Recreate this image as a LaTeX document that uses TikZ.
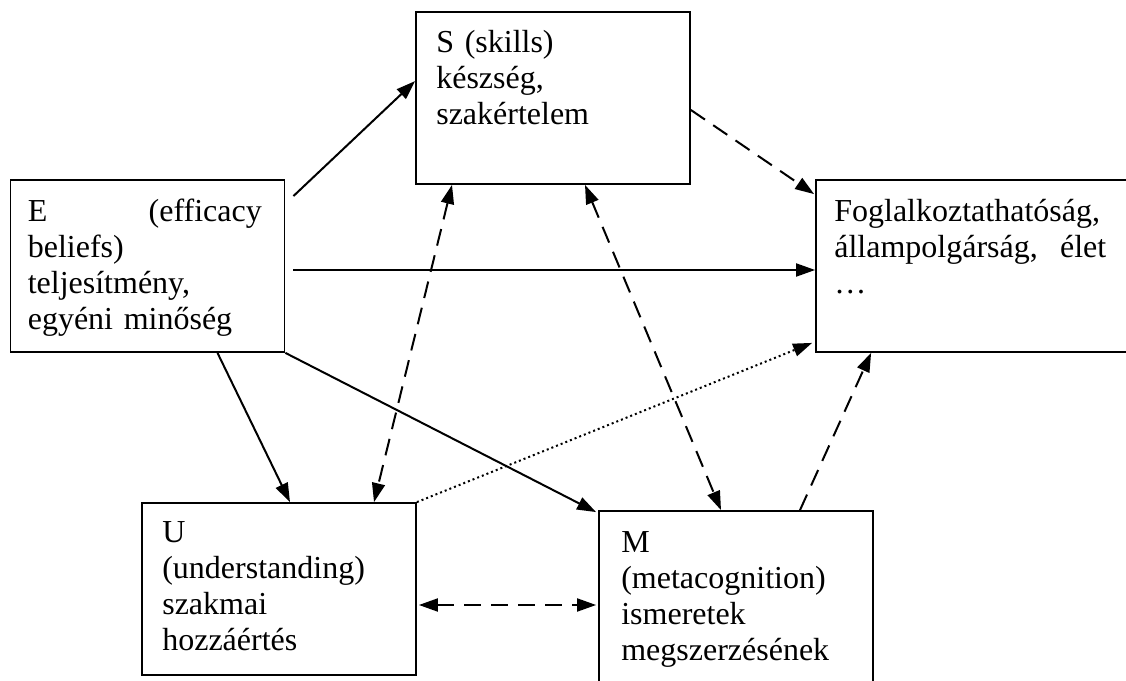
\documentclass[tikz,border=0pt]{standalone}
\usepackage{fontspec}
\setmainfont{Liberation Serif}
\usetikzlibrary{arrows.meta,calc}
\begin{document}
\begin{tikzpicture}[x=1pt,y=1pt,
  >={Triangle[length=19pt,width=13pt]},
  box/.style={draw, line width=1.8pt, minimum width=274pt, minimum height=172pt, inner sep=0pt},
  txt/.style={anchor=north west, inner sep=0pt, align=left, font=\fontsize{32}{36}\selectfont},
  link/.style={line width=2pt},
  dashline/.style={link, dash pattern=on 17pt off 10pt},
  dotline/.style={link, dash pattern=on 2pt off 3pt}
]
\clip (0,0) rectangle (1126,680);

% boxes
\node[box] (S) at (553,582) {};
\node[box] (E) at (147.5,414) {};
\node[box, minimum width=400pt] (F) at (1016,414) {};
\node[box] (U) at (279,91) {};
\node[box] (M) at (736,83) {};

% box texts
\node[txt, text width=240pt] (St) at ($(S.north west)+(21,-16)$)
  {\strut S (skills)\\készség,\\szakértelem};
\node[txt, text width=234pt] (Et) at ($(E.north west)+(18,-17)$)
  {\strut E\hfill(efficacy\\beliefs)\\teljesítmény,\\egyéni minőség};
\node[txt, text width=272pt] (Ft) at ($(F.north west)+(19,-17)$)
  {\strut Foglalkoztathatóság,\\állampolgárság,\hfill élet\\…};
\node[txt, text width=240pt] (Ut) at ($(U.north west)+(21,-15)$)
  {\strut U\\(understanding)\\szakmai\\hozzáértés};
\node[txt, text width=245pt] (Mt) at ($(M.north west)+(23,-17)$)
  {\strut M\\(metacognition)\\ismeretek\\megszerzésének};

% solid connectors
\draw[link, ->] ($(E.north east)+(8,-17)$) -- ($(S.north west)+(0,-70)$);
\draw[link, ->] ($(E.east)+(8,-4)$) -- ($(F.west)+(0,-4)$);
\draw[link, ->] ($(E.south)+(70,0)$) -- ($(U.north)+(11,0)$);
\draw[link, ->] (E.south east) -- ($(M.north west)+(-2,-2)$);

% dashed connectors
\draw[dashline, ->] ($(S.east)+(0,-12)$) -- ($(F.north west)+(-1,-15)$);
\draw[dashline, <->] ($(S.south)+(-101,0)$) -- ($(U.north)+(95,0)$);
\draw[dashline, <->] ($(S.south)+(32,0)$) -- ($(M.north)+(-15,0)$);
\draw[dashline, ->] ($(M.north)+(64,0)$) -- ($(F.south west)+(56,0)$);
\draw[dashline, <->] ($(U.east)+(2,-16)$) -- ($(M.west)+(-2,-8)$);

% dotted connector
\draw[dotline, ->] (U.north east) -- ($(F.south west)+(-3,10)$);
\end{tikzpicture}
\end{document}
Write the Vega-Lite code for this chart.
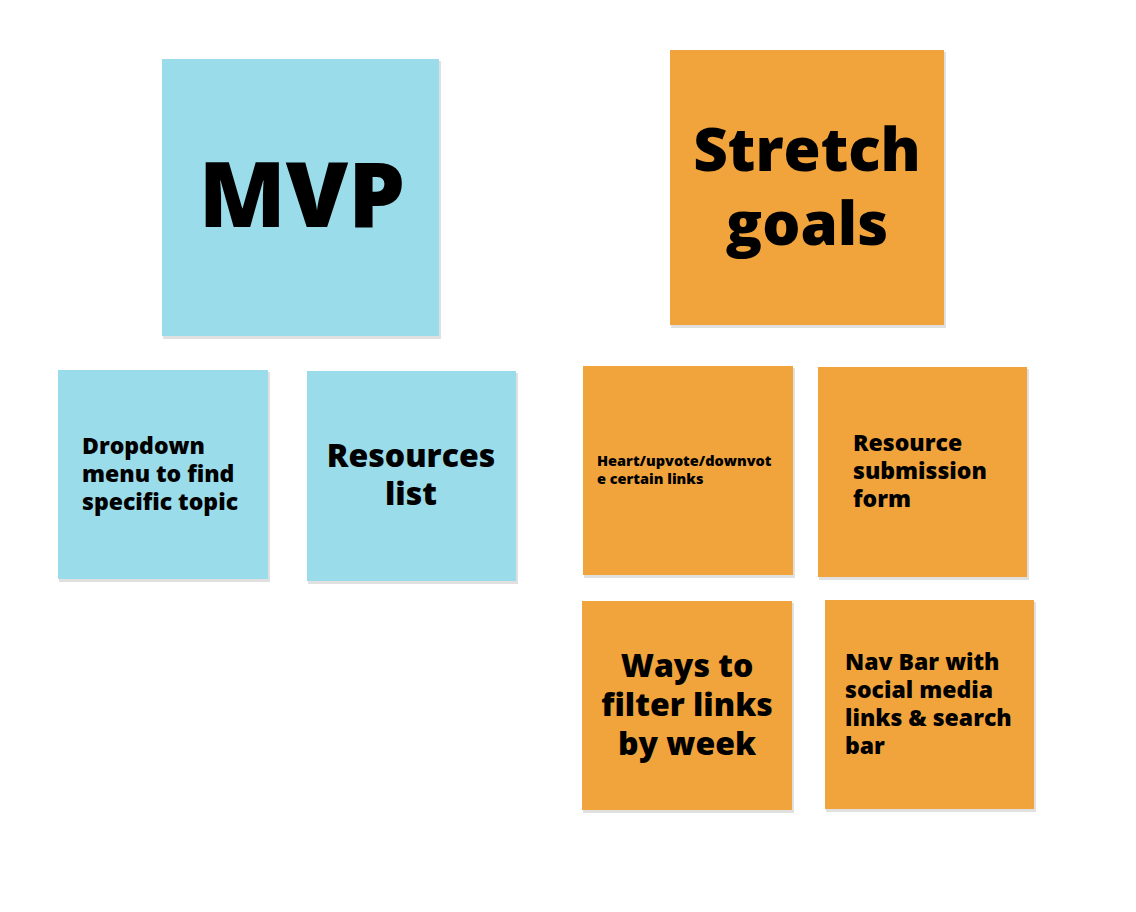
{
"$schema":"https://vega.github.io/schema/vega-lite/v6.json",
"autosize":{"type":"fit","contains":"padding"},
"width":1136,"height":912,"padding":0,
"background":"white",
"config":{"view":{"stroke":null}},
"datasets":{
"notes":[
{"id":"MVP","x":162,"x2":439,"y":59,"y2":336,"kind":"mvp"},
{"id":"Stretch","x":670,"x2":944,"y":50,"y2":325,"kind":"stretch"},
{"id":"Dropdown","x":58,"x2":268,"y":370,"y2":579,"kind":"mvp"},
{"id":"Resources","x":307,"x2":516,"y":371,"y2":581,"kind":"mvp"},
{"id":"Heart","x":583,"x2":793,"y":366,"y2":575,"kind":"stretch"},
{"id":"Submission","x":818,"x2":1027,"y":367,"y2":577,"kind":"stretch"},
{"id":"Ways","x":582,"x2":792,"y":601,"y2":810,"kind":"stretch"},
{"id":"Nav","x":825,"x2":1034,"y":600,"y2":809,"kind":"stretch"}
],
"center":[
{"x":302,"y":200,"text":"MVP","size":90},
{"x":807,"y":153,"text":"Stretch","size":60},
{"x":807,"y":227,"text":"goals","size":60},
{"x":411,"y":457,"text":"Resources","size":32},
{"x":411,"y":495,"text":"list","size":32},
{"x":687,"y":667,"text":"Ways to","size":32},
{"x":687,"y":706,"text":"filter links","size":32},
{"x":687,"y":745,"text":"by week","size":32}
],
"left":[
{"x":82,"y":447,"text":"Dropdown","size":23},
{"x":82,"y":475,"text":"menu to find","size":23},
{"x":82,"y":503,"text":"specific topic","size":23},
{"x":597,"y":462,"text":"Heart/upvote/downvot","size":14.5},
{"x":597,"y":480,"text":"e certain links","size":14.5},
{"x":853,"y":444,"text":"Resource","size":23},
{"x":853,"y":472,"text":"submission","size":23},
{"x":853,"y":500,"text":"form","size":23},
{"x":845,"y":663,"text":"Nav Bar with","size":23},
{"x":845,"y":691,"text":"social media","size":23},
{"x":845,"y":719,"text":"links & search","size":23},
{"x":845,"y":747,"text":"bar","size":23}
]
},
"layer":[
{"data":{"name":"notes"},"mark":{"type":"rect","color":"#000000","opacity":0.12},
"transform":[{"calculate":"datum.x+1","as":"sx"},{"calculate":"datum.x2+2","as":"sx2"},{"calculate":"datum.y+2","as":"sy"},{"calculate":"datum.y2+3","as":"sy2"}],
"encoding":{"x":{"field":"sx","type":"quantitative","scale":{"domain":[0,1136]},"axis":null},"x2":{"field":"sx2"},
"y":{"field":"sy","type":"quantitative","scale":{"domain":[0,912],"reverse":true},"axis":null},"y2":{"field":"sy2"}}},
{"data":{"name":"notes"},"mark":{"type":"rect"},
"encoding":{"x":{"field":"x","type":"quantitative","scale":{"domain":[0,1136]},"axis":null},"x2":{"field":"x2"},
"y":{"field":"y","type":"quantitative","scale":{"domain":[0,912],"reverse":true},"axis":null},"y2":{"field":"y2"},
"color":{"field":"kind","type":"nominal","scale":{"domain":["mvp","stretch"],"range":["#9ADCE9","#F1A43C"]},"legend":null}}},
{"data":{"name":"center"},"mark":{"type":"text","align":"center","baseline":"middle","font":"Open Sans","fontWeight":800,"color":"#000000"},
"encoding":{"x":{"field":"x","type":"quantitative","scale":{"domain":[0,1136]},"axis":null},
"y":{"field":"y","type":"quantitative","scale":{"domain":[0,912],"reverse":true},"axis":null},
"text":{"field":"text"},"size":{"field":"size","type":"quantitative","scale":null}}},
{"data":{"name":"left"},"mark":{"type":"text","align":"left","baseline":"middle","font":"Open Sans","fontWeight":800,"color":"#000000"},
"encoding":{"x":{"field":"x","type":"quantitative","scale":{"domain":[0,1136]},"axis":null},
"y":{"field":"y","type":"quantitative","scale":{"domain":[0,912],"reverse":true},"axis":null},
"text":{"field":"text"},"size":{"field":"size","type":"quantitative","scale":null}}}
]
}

Exercise aim:
Reproduce all entries exactly. Pictures do not belong in the copy.

Full output:
Recreate this image as a LaTeX document that uses TikZ.
\documentclass[tikz,border=0pt]{standalone}
\usepackage{fontspec}
\setmainfont{Liberation Serif}
\usetikzlibrary{arrows.meta,calc}
\begin{document}
\begin{tikzpicture}[x=1pt,y=1pt,
  >={Triangle[length=19pt,width=13pt]},
  box/.style={draw, line width=1.8pt, minimum width=274pt, minimum height=172pt, inner sep=0pt},
  txt/.style={anchor=north west, inner sep=0pt, align=left, font=\fontsize{32}{36}\selectfont},
  link/.style={line width=2pt},
  dashline/.style={link, dash pattern=on 17pt off 10pt},
  dotline/.style={link, dash pattern=on 2pt off 3pt}
]
\clip (0,0) rectangle (1126,680);

% boxes
\node[box] (S) at (553,582) {};
\node[box] (E) at (147.5,414) {};
\node[box, minimum width=400pt] (F) at (1016,414) {};
\node[box] (U) at (279,91) {};
\node[box] (M) at (736,83) {};

% box texts
\node[txt, text width=240pt] (St) at ($(S.north west)+(21,-16)$)
  {\strut S (skills)\\készség,\\szakértelem};
\node[txt, text width=234pt] (Et) at ($(E.north west)+(18,-17)$)
  {\strut E\hfill(efficacy\\beliefs)\\teljesítmény,\\egyéni minőség};
\node[txt, text width=272pt] (Ft) at ($(F.north west)+(19,-17)$)
  {\strut Foglalkoztathatóság,\\állampolgárság,\hfill élet\\…};
\node[txt, text width=240pt] (Ut) at ($(U.north west)+(21,-15)$)
  {\strut U\\(understanding)\\szakmai\\hozzáértés};
\node[txt, text width=245pt] (Mt) at ($(M.north west)+(23,-17)$)
  {\strut M\\(metacognition)\\ismeretek\\megszerzésének};

% solid connectors
\draw[link, ->] ($(E.north east)+(8,-17)$) -- ($(S.north west)+(0,-70)$);
\draw[link, ->] ($(E.east)+(8,-4)$) -- ($(F.west)+(0,-4)$);
\draw[link, ->] ($(E.south)+(70,0)$) -- ($(U.north)+(11,0)$);
\draw[link, ->] (E.south east) -- ($(M.north west)+(-2,-2)$);

% dashed connectors
\draw[dashline, ->] ($(S.east)+(0,-12)$) -- ($(F.north west)+(-1,-15)$);
\draw[dashline, <->] ($(S.south)+(-101,0)$) -- ($(U.north)+(95,0)$);
\draw[dashline, <->] ($(S.south)+(32,0)$) -- ($(M.north)+(-15,0)$);
\draw[dashline, ->] ($(M.north)+(64,0)$) -- ($(F.south west)+(56,0)$);
\draw[dashline, <->] ($(U.east)+(2,-16)$) -- ($(M.west)+(-2,-8)$);

% dotted connector
\draw[dotline, ->] (U.north east) -- ($(F.south west)+(-3,10)$);
\end{tikzpicture}
\end{document}
Write the Vega-Lite code for this chart.
{
"$schema":"https://vega.github.io/schema/vega-lite/v6.json",
"autosize":{"type":"fit","contains":"padding"},
"width":1136,"height":912,"padding":0,
"background":"white",
"config":{"view":{"stroke":null}},
"datasets":{
"notes":[
{"id":"MVP","x":162,"x2":439,"y":59,"y2":336,"kind":"mvp"},
{"id":"Stretch","x":670,"x2":944,"y":50,"y2":325,"kind":"stretch"},
{"id":"Dropdown","x":58,"x2":268,"y":370,"y2":579,"kind":"mvp"},
{"id":"Resources","x":307,"x2":516,"y":371,"y2":581,"kind":"mvp"},
{"id":"Heart","x":583,"x2":793,"y":366,"y2":575,"kind":"stretch"},
{"id":"Submission","x":818,"x2":1027,"y":367,"y2":577,"kind":"stretch"},
{"id":"Ways","x":582,"x2":792,"y":601,"y2":810,"kind":"stretch"},
{"id":"Nav","x":825,"x2":1034,"y":600,"y2":809,"kind":"stretch"}
],
"center":[
{"x":302,"y":200,"text":"MVP","size":90},
{"x":807,"y":153,"text":"Stretch","size":60},
{"x":807,"y":227,"text":"goals","size":60},
{"x":411,"y":457,"text":"Resources","size":32},
{"x":411,"y":495,"text":"list","size":32},
{"x":687,"y":667,"text":"Ways to","size":32},
{"x":687,"y":706,"text":"filter links","size":32},
{"x":687,"y":745,"text":"by week","size":32}
],
"left":[
{"x":82,"y":447,"text":"Dropdown","size":23},
{"x":82,"y":475,"text":"menu to find","size":23},
{"x":82,"y":503,"text":"specific topic","size":23},
{"x":597,"y":462,"text":"Heart/upvote/downvot","size":14.5},
{"x":597,"y":480,"text":"e certain links","size":14.5},
{"x":853,"y":444,"text":"Resource","size":23},
{"x":853,"y":472,"text":"submission","size":23},
{"x":853,"y":500,"text":"form","size":23},
{"x":845,"y":663,"text":"Nav Bar with","size":23},
{"x":845,"y":691,"text":"social media","size":23},
{"x":845,"y":719,"text":"links & search","size":23},
{"x":845,"y":747,"text":"bar","size":23}
]
},
"layer":[
{"data":{"name":"notes"},"mark":{"type":"rect","color":"#000000","opacity":0.12},
"transform":[{"calculate":"datum.x+1","as":"sx"},{"calculate":"datum.x2+2","as":"sx2"},{"calculate":"datum.y+2","as":"sy"},{"calculate":"datum.y2+3","as":"sy2"}],
"encoding":{"x":{"field":"sx","type":"quantitative","scale":{"domain":[0,1136]},"axis":null},"x2":{"field":"sx2"},
"y":{"field":"sy","type":"quantitative","scale":{"domain":[0,912],"reverse":true},"axis":null},"y2":{"field":"sy2"}}},
{"data":{"name":"notes"},"mark":{"type":"rect"},
"encoding":{"x":{"field":"x","type":"quantitative","scale":{"domain":[0,1136]},"axis":null},"x2":{"field":"x2"},
"y":{"field":"y","type":"quantitative","scale":{"domain":[0,912],"reverse":true},"axis":null},"y2":{"field":"y2"},
"color":{"field":"kind","type":"nominal","scale":{"domain":["mvp","stretch"],"range":["#9ADCE9","#F1A43C"]},"legend":null}}},
{"data":{"name":"center"},"mark":{"type":"text","align":"center","baseline":"middle","font":"Open Sans","fontWeight":800,"color":"#000000"},
"encoding":{"x":{"field":"x","type":"quantitative","scale":{"domain":[0,1136]},"axis":null},
"y":{"field":"y","type":"quantitative","scale":{"domain":[0,912],"reverse":true},"axis":null},
"text":{"field":"text"},"size":{"field":"size","type":"quantitative","scale":null}}},
{"data":{"name":"left"},"mark":{"type":"text","align":"left","baseline":"middle","font":"Open Sans","fontWeight":800,"color":"#000000"},
"encoding":{"x":{"field":"x","type":"quantitative","scale":{"domain":[0,1136]},"axis":null},
"y":{"field":"y","type":"quantitative","scale":{"domain":[0,912],"reverse":true},"axis":null},
"text":{"field":"text"},"size":{"field":"size","type":"quantitative","scale":null}}}
]
}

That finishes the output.